Hamburg. Anfang August hat Ruomin Liu einen Aufruf an alle Kirchenmusiker der Nordkirche geschickt. Liu ist Studienleiter an der Missionsakademie an der Universität Hamburg. Zwei Jahre soll er von hier aus Kurse für chinesische Christen anbieten und die evangelische Kirche in seiner Heimat unterstützen. Dafür hat er sich nun eine besondere Aktion ausgedacht.
Liu sucht Orgelliteratur für das Theologische Seminar in der chinesischen Stadt Harbin. Genauer: Noten, Liederbücher und Partituren. Besondere Wünsche hat er nicht. Er freut sich über alles, sagt er. „Bis jetzt ist noch nichts angekommen. Leider“, bedauert er und hofft, dass sich das bald ändern wird.
Das Theologische Seminar in Harbin sei die einzige kirchenmusikalische Ausbildungsstätte in China, die einen Bachelorstudiengang anbietet. Mit Hilfe aus dem Ausland hat sie Unterrichtsgebäude und eine Bibliothek bekommen, nun müssen die Regale dort noch gefüllt werden.

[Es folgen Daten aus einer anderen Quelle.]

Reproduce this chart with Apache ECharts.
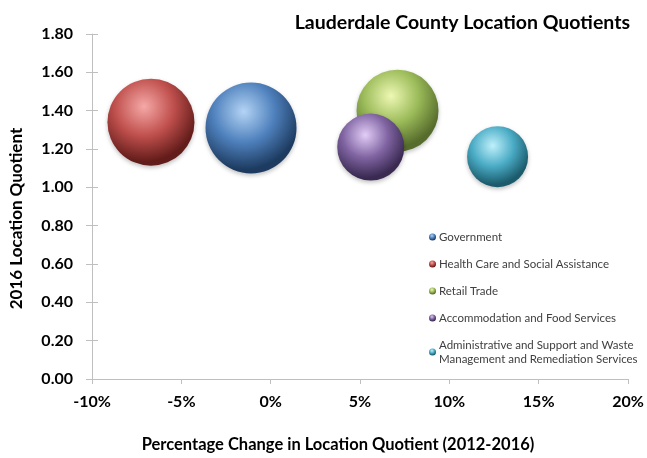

Wenn die Orgelliteratur auf Deutsch sei, sei das kein Problem, sagt Liu, weil es in den Seminaren Fachleute gebe, die Deutsch können. Außerdem gehe es ja vor allem um die Noten – und die seien überall verständlich.
Musik spielt in China wichtige Rolle
Liu ist es ein großes Anliegen, dass Kirchenmusiker in seiner Heimat gut ausgebildet werden, denn: „Musik ist ganz wichtig für Christen in China.“ Bei jedem Gottesdienst singe die Gemeinde etwa drei bis vier kirchliche Lieder. Besonders in den Städten habe jede Gemeinde mehr als einen Chor, zum Beispiel einen für ältere Mitglieder, einen für jüngere und einen Kinderchor.
Er selbst war Pastor einer Gemeinde mit sechs Gottesdiensten an jedem Wochenende. Für jeden habe es einen eigenen Chor gegeben. „Besonders jungen Leute ist die Musik wichtig“, sagt Liu. Zwar würden sie in Jugendgottesdiensten auch eher mit amerikanischer christlicher Popmusik feiern, aber im traditionellen Gottesdienst liebten sie die klassische Kirchenmusik.
Das Christentum in China wächst. Mehr als 38 Millionen Christen besuchen regelmäßig einen Gottesdienst, erklärt Liu. Er glaubt, dass es noch weit mehr Christen im ganzen Land gibt. Besonders nach der Kulturrevolution von 1966 bis 1976 habe sich der Glaube verbreitet. Die Kulturrevolution habe die traditionelle chinesische Kultur zerstört, zu der auch ein starker Zusammenhalt zwischen Familien und Gemeinschaft gehöre. Die Kirche sei in diese Leerstelle getreten.